The basic idea of asylum is simple: Someone comes to your door because they are in danger, because they are afraid. You open your door, and you share your roof. But within this simple idea lies a labyrinth constructed of different sorts of fear. Some fear is grounded in immediate physical danger, some is diffused in general conditions of oppression; some is exaggerated, some completely imagined. Some fears are unrealized, some send you to your grave.
As a legal construct, asylum is less simple. According to the 1951 United Nations Refugee Convention, which set the original international standard for defining refugees and asylum seekers, an asylum seeker is someone who “owing to a well-founded fear of being persecuted for reasons of race, religion, nationality, membership of a particular social group or political opinion, is outside the country of his nationality and is unable or, owing to such fear, is unwilling to avail himself of the protection of that country; or who, not having a nationality and being outside the country of his former habitual residence as a result of such events, is unable or, owing to such fear, is unwilling to return to it.”
Fear is the requisite for asylum, but the definition is based on a fear of a specific entity, the state, and a fear of being persecuted by the state or its representatives.

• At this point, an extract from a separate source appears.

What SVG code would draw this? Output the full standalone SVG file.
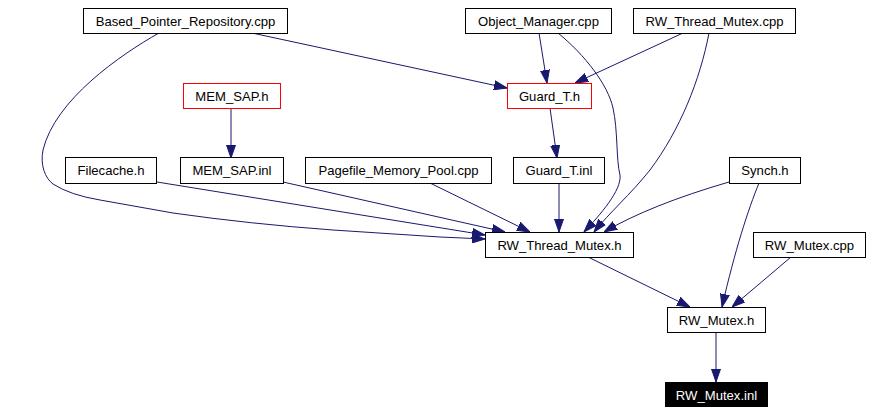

Many of today’s asylum seekers, especially those from Central America and Mexico (which, taken together, account for most of the people seeking asylum in the United States), are fleeing non-state persecutors. According to the United Nations High Commissioner for Refugees’ (UNHCR) Handbook on Procedures and Criteria for Determining Refugee Status, “in general, the applicant’s fear should be considered well founded if he can establish, to a reasonable degree, that his continued stay in his country of origin has become intolerable to him.”
The US Supreme Court also wrestled with the definition of well-founded fear after Congress adopted the language of the Refugee Convention into law with the 1980 Refugee Act. During the oral arguments for a 1987 case, Immigration and Naturalization Service v. Cardoza-Fonseca, in which a Nicaraguan woman who overstayed her visa appealed to the United States for asylum, attorney Dana Leigh Marks suggested defining such fear according to the “reasonable person” standard: Would a reasonable person in this same factual situation fear persecution upon return to their country? But the justices sought a more quantifiable criterion than reasonableness—they tried to pin down the quivering subjectivity of fear. In his majority opinion Justice John Paul Stevens wrote, “One can certainly have a well-founded fear of an event happening when there is less than a 50 percent chance of the occurrence taking place.”